Es opinión bastante generalizada, a partir de los estudios realizados por el teólogo protestante Rudolf Otto (1869-1937), que el origen de la religión está vinculado en el ser humano al sentimiento generado por el “misterio tremendo y fascinante”, que es el ámbito de lo sagrado o de lo santo. Para que aparezca el Misterio el ser humano debe dejar de ser el centro de sí mismo, debe descentrarse, salir de sí mismo, inaugurar una actitud estática de reconocimiento de la Absoluta Supremacía del Misterio. Dejar que el centro de su persona lo ocupe la Realidad o el Misterio. La cerrazón en sí mismo es sinónimo de inmanencia.
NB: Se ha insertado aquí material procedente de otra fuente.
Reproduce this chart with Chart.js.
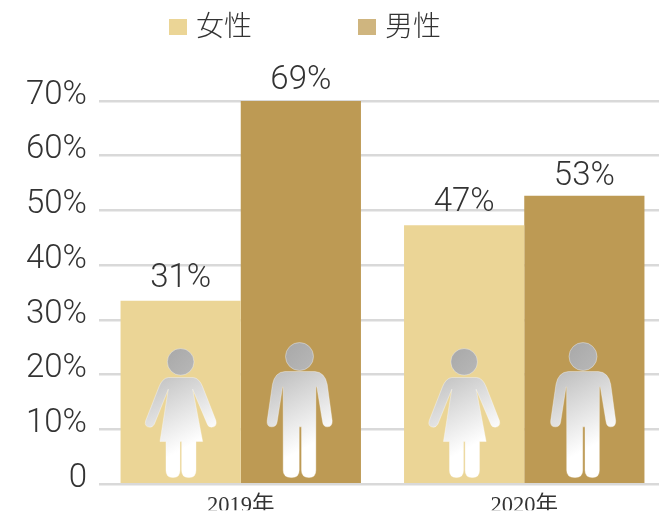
<!DOCTYPE html>
<html><head><meta charset="utf-8">
<style>html,body{margin:0;padding:0;background:#fff;overflow:hidden;width:659px;height:516px}
#w{position:absolute;left:0;top:0;width:659px;height:516px;overflow:hidden}
canvas{display:block}</style>
<script src="https://cdn.jsdelivr.net/npm/chart.js@4"></script>
</head><body><div id="w"><canvas id="c" width="666" height="516"></canvas></div>
<script>
const categories = ['2019年', '2020年'];
const seriesNames = ['女性', '男性'];
const femaleHeights = [33.5, 47.3];
const maleHeights = [70.2, 52.7];
const femaleLabels = ['31%', '47%'];
const maleLabels = ['69%', '53%'];
const yTicks = [0, 10, 20, 30, 40, 50, 60, 70];

const FEMALE='#ebd596', MALE='#bd9a54', LEGEND_MALE='#cfb57f';
const NUM_FONT='300 33px Roboto, sans-serif';

const femalePts=[[175,150],[250,150],['q',268,152,278,178],[318,280],['q',322,298,305,299],['q',295,299,292,290],[248,185],[278,342],[258,342],[258,428],['q',258,450,238,450],[235,450],['q',215,450,215,428],[215,342],[210,342],[210,428],['q',210,450,190,450],[188,450],['q',168,450,168,428],[168,342],[150,342],[175,185],[133,290],['q',128,299,120,299],['q',102,298,107,280],[147,178],['q',157,152,175,150]];
const malePts=[[525,132],[615,132],['q',645,134,652,170],[667,280],['q',668,298,652,298],['q',640,298,638,282],[621,178],[618,178],[618,428],['q',618,450,598,450],[597,450],['q',575,450,575,428],[575,298],[568,298],[568,428],['q',568,450,546,450],[544,450],['q',520,450,520,428],[520,178],[518,178],[502,282],['q',500,298,486,298],['q',470,298,472,280],[488,170],['q',495,134,525,132]];

function icon(ctx,pts,zx0,cx,base,head){
  const X=z=>cx+(z-zx0)/3, Y=z=>base+(z-473)/3;
  const hg=ctx.createLinearGradient(X(head[0])-head[2]/3,Y(head[1])-head[2]/3,X(head[0])+head[2]/3,Y(head[1])+head[2]/3);
  hg.addColorStop(0,'#a8a8a8');hg.addColorStop(1,'#b8b8b8');
  ctx.save();
  ctx.strokeStyle='rgba(255,255,255,0.45)';ctx.lineWidth=0.8;
  ctx.beginPath();ctx.arc(X(head[0]),Y(head[1]),head[2]/3,0,Math.PI*2);ctx.fillStyle=hg;ctx.fill();ctx.stroke();
  const g=ctx.createLinearGradient(cx-25,Y(140),cx+22,Y(400));
  g.addColorStop(0,'#c0c0c0');g.addColorStop(0.8,'#ffffff');g.addColorStop(1,'#ffffff');
  ctx.beginPath();
  pts.forEach((p,i)=>{
    if(p[0]==='q')ctx.quadraticCurveTo(X(p[1]),Y(p[2]),X(p[3]),Y(p[4]));
    else if(i===0)ctx.moveTo(X(p[0]),Y(p[1]));else ctx.lineTo(X(p[0]),Y(p[1]));
  });
  ctx.closePath();ctx.fillStyle=g;ctx.fill();ctx.stroke();
  ctx.restore();
}

const extras={id:'extras',
  afterDatasetsDraw(chart){
    const ctx=chart.ctx, base=chart.scales.y.getPixelForValue(0)+1;
    const m0=chart.getDatasetMeta(0).data, m1=chart.getDatasetMeta(1).data;
    m0.forEach(b=>icon(ctx,femalePts,212,b.x,base,[212,103,40]));
    m1.forEach(b=>icon(ctx,malePts,573,b.x,base,[569,87,42]));
    ctx.save();ctx.font=NUM_FONT;ctx.fillStyle='#333';ctx.textAlign='center';ctx.textBaseline='alphabetic';
    m0.forEach((b,i)=>ctx.fillText(femaleLabels[i],b.x,b.y-14));
    m1.forEach((b,i)=>ctx.fillText(maleLabels[i],b.x,b.y-11));
    ctx.restore();
    ctx.save();ctx.font='300 28px "Noto Sans CJK JP", sans-serif';ctx.textBaseline='middle';ctx.textAlign='left';
    [[169,FEMALE],[358,LEGEND_MALE]].forEach((s,i)=>{
      ctx.fillStyle=s[1];ctx.fillRect(s[0],19,18,16);
      ctx.fillStyle='#333';ctx.fillText(seriesNames[i],s[0]+27,25);
    });
    ctx.restore();
  }};

new Chart(document.getElementById('c'),{
  type:'bar',
  data:{labels:categories,datasets:[
    {label:seriesNames[0],data:femaleHeights,backgroundColor:FEMALE,categoryPercentage:0.848,barPercentage:1},
    {label:seriesNames[1],data:maleHeights,backgroundColor:MALE,categoryPercentage:0.848,barPercentage:1}]},
  options:{responsive:false,animation:false,
    layout:{padding:{top:101,left:0,right:0,bottom:0}},
    plugins:{legend:{display:false},tooltip:{enabled:false}},
    scales:{
      x:{grid:{display:false},border:{display:false},
        ticks:{padding:0,color:'#333',font:{family:'"Liberation Serif","Noto Sans CJK JP",serif',size:22.5}},
        afterFit(s){s.height=26;}},
      y:{min:0,max:70,afterBuildTicks(s){s.ticks=yTicks.map(v=>({value:v}));},
        grid:{color:'#d9d9d9',lineWidth:2.5,drawTicks:false},border:{display:false},
        ticks:{padding:12,labelOffset:-5.5,color:'#333',font:{family:'Roboto',weight:'300',size:33},
          callback:v=>v===0?'0':v+'%'},
        afterFit(s){s.width=99;}}
    }},
  plugins:[extras]});
</script></body></html>
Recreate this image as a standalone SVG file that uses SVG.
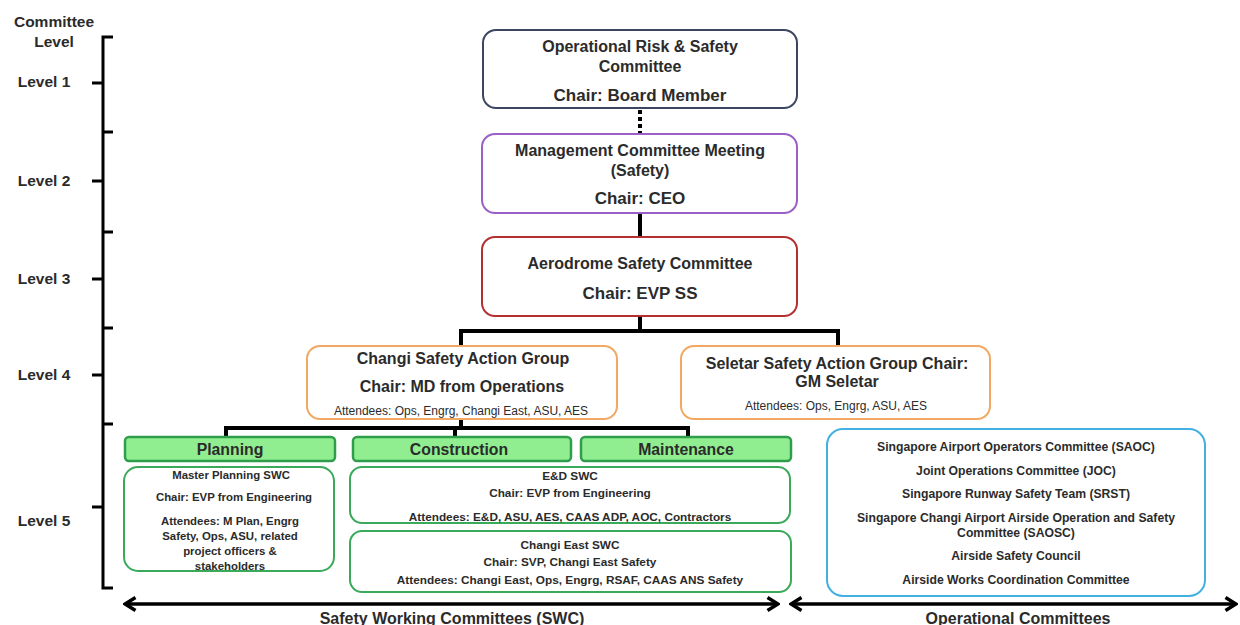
<svg xmlns="http://www.w3.org/2000/svg" width="1240" height="625" viewBox="0 0 1240 625">
<defs>
<marker id="ah" viewBox="0 0 14 16" markerWidth="14" markerHeight="16" refX="12" refY="8" orient="auto-start-reverse" markerUnits="userSpaceOnUse">
<polyline points="1.5,1.5 12,8 1.5,14.5" fill="none" stroke="#000" stroke-width="3.5"/>
</marker>
</defs>
<style>
text{font-family:"Liberation Sans",Arial,sans-serif;font-weight:bold;fill:#2b2b2b;text-anchor:middle}
.lvl{font-size:15.5px}
.t{font-size:16px}
.c{font-size:17px}
.s{font-size:12px;font-weight:normal}
.mp{font-size:11.4px}
.ed{font-size:11.8px}
.op{font-size:12.2px}
.hd{font-size:15.8px}
.ax{font-size:16px}
.box{fill:#fff;stroke-width:2}
.green{fill:#fff;stroke:#3aa95a;stroke-width:2}
.hdr{fill:#90ee90;stroke:#2f9e4c;stroke-width:2.5}
.ln{fill:none;stroke:#000;stroke-width:4}
.br{fill:none;stroke:#000;stroke-width:3}
</style>
<rect width="1240" height="625" fill="#fff"/>

<g id="levels">
<text class="lvl" x="54" y="27">Committee</text>
<text class="lvl" x="54" y="47">Level</text>
<text class="lvl" x="44" y="87">Level 1</text>
<text class="lvl" x="44" y="186">Level 2</text>
<text class="lvl" x="44" y="284">Level 3</text>
<text class="lvl" x="44" y="380">Level 4</text>
<text class="lvl" x="44" y="526">Level 5</text>
<path class="br" d="M113,37 H103 V588 H113 M103,132 H113 M103,232 H113 M103,328 H113 M103,424 H113 M92,83 H103 M92,181 H103 M92,279 H103 M92,375 H103 M92,507 H103"/>
</g>

<g id="connectors">
<line x1="640" y1="110" x2="640" y2="133" stroke="#000" stroke-width="4" stroke-dasharray="4,3"/>
<line class="ln" x1="640" y1="213" x2="640" y2="237"/>
<path class="ln" d="M640,316 V331 M461,346 V331 H838 V346"/>
<path class="ln" d="M461,419 V428 M226,437 V428 H688 V437 M455,428 V437"/>
<line x1="125" y1="604" x2="778" y2="604" stroke="#000" stroke-width="3.5" marker-start="url(#ah)" marker-end="url(#ah)"/>
<line x1="791" y1="604" x2="1236" y2="604" stroke="#000" stroke-width="3.5" marker-start="url(#ah)" marker-end="url(#ah)"/>
</g>

<g id="orsc">
<rect class="box" x="483" y="30" width="314" height="78" rx="13" stroke="#3b4660"/>
<text class="t" x="640" y="52">Operational Risk &amp; Safety</text>
<text class="t" x="640" y="72">Committee</text>
<text class="c" x="640" y="101">Chair: Board Member</text>
</g>

<g id="mcm">
<rect class="box" x="482" y="134" width="315" height="79" rx="13" stroke="#9b5fc8"/>
<text class="t" x="640" y="156">Management Committee Meeting</text>
<text class="t" x="640" y="176">(Safety)</text>
<text class="c" x="640" y="204">Chair: CEO</text>
</g>

<g id="asc">
<rect class="box" x="482" y="237" width="315" height="79" rx="13" stroke="#b43030"/>
<text class="t" x="640" y="269">Aerodrome Safety Committee</text>
<text class="c" x="640" y="299">Chair: EVP SS</text>
</g>

<g id="csag">
<rect class="box" x="307" y="346" width="310" height="73" rx="13" stroke="#f2a862"/>
<text class="t" x="463" y="364">Changi Safety Action Group</text>
<text class="t" x="462" y="392">Chair: MD from Operations</text>
<text class="s" x="461" y="415">Attendees: Ops, Engrg, Changi East, ASU, AES</text>
</g>

<g id="ssag">
<rect class="box" x="681" y="346" width="309" height="73" rx="13" stroke="#f2a862"/>
<text class="t" x="837" y="369">Seletar Safety Action Group Chair:</text>
<text class="t" x="837" y="387">GM Seletar</text>
<text class="s" x="836" y="410">Attendees: Ops, Engrg, ASU, AES</text>
</g>

<g id="planning">
<rect class="hdr" x="125" y="437" width="210" height="24" rx="4"/>
<text class="hd" x="230" y="455">Planning</text>
</g>
<g id="construction">
<rect class="hdr" x="353" y="437" width="218" height="24" rx="4"/>
<text class="hd" x="459" y="455">Construction</text>
</g>
<g id="maintenance">
<rect class="hdr" x="581" y="437" width="210" height="24" rx="4"/>
<text class="hd" x="686" y="455">Maintenance</text>
</g>

<g id="mpswc">
<rect class="green" x="124" y="467" width="210" height="104" rx="14"/>
<text class="mp" x="231" y="479">Master Planning SWC</text>
<text class="mp" x="234" y="501">Chair: EVP from Engineering</text>
<text class="mp" x="230" y="525">Attendees: M Plan, Engrg</text>
<text class="mp" x="230" y="540">Safety, Ops, ASU, related</text>
<text class="mp" x="230" y="555">project officers &amp;</text>
<text class="mp" x="230" y="570">stakeholders</text>
</g>

<g id="edswc">
<rect class="green" x="350" y="467" width="440" height="56" rx="12"/>
<text class="ed" x="570" y="480">E&amp;D SWC</text>
<text class="ed" x="570" y="497">Chair: EVP from Engineering</text>
<text class="ed" x="570" y="521">Attendees: E&amp;D, ASU, AES, CAAS ADP, AOC, Contractors</text>
</g>

<g id="ceswc">
<rect class="green" x="350" y="531" width="441" height="61" rx="12"/>
<text class="ed" x="570" y="549">Changi East SWC</text>
<text class="ed" x="570" y="566">Chair: SVP, Changi East Safety</text>
<text class="ed" x="570" y="584">Attendees: Changi East, Ops, Engrg, RSAF, CAAS ANS Safety</text>
</g>

<g id="opcom">
<rect class="box" x="827" y="429" width="378" height="167" rx="16" stroke="#42b0e0"/>
<text class="op" x="1016" y="451">Singapore Airport Operators Committee (SAOC)</text>
<text class="op" x="1016" y="475">Joint Operations Committee (JOC)</text>
<text class="op" x="1016" y="498">Singapore Runway Safety Team (SRST)</text>
<text class="op" x="1016" y="522">Singapore Changi Airport Airside Operation and Safety</text>
<text class="op" x="1016" y="537">Committee (SAOSC)</text>
<text class="op" x="1016" y="560">Airside Safety Council</text>
<text class="op" x="1016" y="584">Airside Works Coordination Committee</text>
</g>

<g id="axis-labels">
<text class="ax" x="452" y="624">Safety Working Committees (SWC)</text>
<text class="ax" x="1018" y="624">Operational Committees</text>
</g>
</svg>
Si algo es evidente para la persona auténticamente religiosa es que ella no inventa el Misterio, sino que el Misterio la encuentra ella, la emplaza, la juzga y la puede condenar o salvar. El Misterio no es para a persona ni un lugar, ni una idea, ni menos un mero ideal. La persona religiosa no es, por tanto, primordialmente aquella que acepta unas verdades, que alimenta unas esperanzas o que realiza unas prácticas, sino más bien aquella que vive toda su vida en una dirección: la referencia al Misterio y la apertura a él en una actitud de reconocimiento acatamiento, de alabanza entrega a él. Por esta puesta entramos a la Fe.
Magia y hechicería
Aquellas prácticas por las que el ser humano pretende domesticar potencias ocultas para ponerlas a su servicio y obtener un poder sobrenatural sobre el prójimo, aunque sea para procurar la salud, manifiestan una falta de fe en el poder de Dios y en la aceptación de su voluntad. Estas prácticas son más condenables aún cuando van acompañadas de una intención de dañar a otro, lo que se denomina magia negra o hechicería.
La magia busca sobrepasar las limitaciones de la naturaleza humana, el orden de la creación establecido por Dios y la autoridad de Dios. La magia pretende obtener poder sobre la creación y sobre la voluntad de otras personas por medio de la manipulación del mundo espiritual por medio de poderes ocultos. Por esto, ante los casos de adivinación, el Catecismo de la Iglesia Católica en el número 2115 nos dice:
“Dios puede revelar el porvenir a sus profetas o a otros santos. Sin embargo, la actitud cristiana justa consiste en entregarse con confianza en las manos de la providencia en lo que se refiere al futuro y en abandonar toda curiosidad malsana al respecto. Sin embargo, la imprevisión puede constituir una falta de responsabilidad”.
Y, por tanto, prosigue en el número 2116: “Todas las formas de adivinación deben rechazarse: el recurso a Satán o a los demonios, la evocación de los muertos, y otras prácticas que equivocadamente se supone “desvelan” el porvenir (Cf. Dt 18, 10; Jr 29, 8). La consulta de horóscopos, la astrología, la quiromancia, la interpretación de presagios y de suertes, los fenómenos de visión, el recurso a “médiums” encierran una voluntad de poder sobre el tiempo, la historia y, finalmente, los hombres, a la vez que un deseo de granjearse la protección de poderes ocultos. Están en contradicción con el honor y el respeto, mezclados de temor amoroso, que debemos solamente a Dios”.